I see your point drobbins, but why some site have it and this one don't, like a photo gallery like newbee said, I know it will take up space but so much is understood better with seeing things..


----------



## drobbins (Jun 1, 2005)

Ted,

I agree
pictures are wonderfull
actually, we've been fooling with videos lately
the point is how to make it so people don't have to look at it if they don't want to
here's a video

http://users.cnu.edu/griffin/video/inspection.mov

if it was embedded in the post you'd be forced to download it
if you have a slow connection you'd be unhappy
some day we'll all have fast connections like they have in korea and japan  but till then we'll just have to make due

Dave


----------



## Hillside (Jul 12, 2004)

One reason is people with slow connections can be driven crazy if people post large photos.

A second reason is that most web hosting companies charge based on how much information is transfered each month. Adding photos can increase the site volume substantially resulting in increased cost for Barry. Cost is always an issue for site operators.

It's easy to post links to photos. If you have internet access, you probably have some space to upload data through your provider or there are sites that host photos for free.


----------



## Sundance (Sep 9, 2004)

I have seen other sites that allow you to post pictures in the message and it absolutly sucks if you have dial up.

The present method of linking to another site for pics is plenty good. Gives everyone the opportunity to see and choose what to look at.


----------



## George Fergusson (May 19, 2005)

>You could also have a forum just for photos.
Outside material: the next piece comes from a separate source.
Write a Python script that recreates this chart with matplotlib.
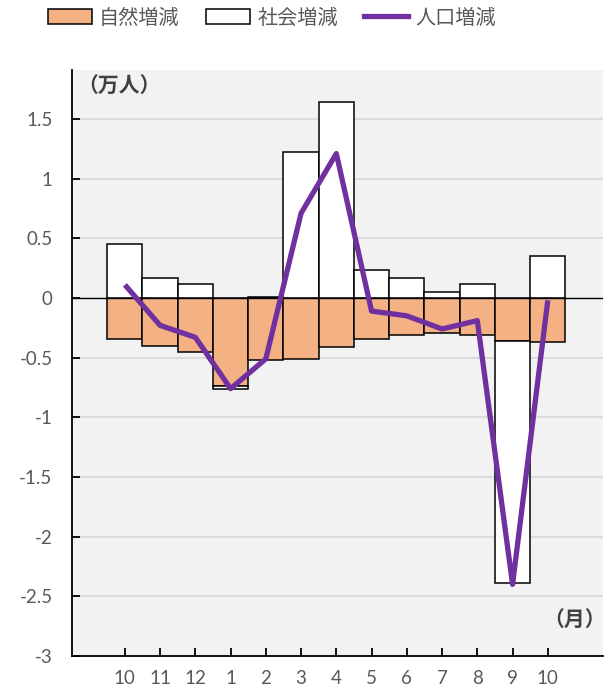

I believe Barry said that was an option. I'd support that, I'm less inclined to want pictures posted everywhere. I'd like the option to not download pictures if I don't want to, I'm on dialup here at home.


----------



## Focus on Bees (Mar 6, 2006)

I have high speed internet and I absolutely love the idea of only posting links instead of pics. Like others said, I can look if I want to. I would rather have the pics posted elsewhere. Its nice to be reading along and see a hyperlink and if it pertains to what I'm reading I may open it.


----------



## Michael Bush (Aug 2, 2002)

I have dialup. If I'm lucky I get a 14K connection. If you post a picture at the top of a thread, I would be forced to ignore that thread from then on becasue every subsequent time I would check that thread it would have to load again. Also at work they monitor usage and if a site uses a lot of bandwidth it gets blocked. I can't get on beemaster at work because of this. Basically it would make it impossible for me to keep up.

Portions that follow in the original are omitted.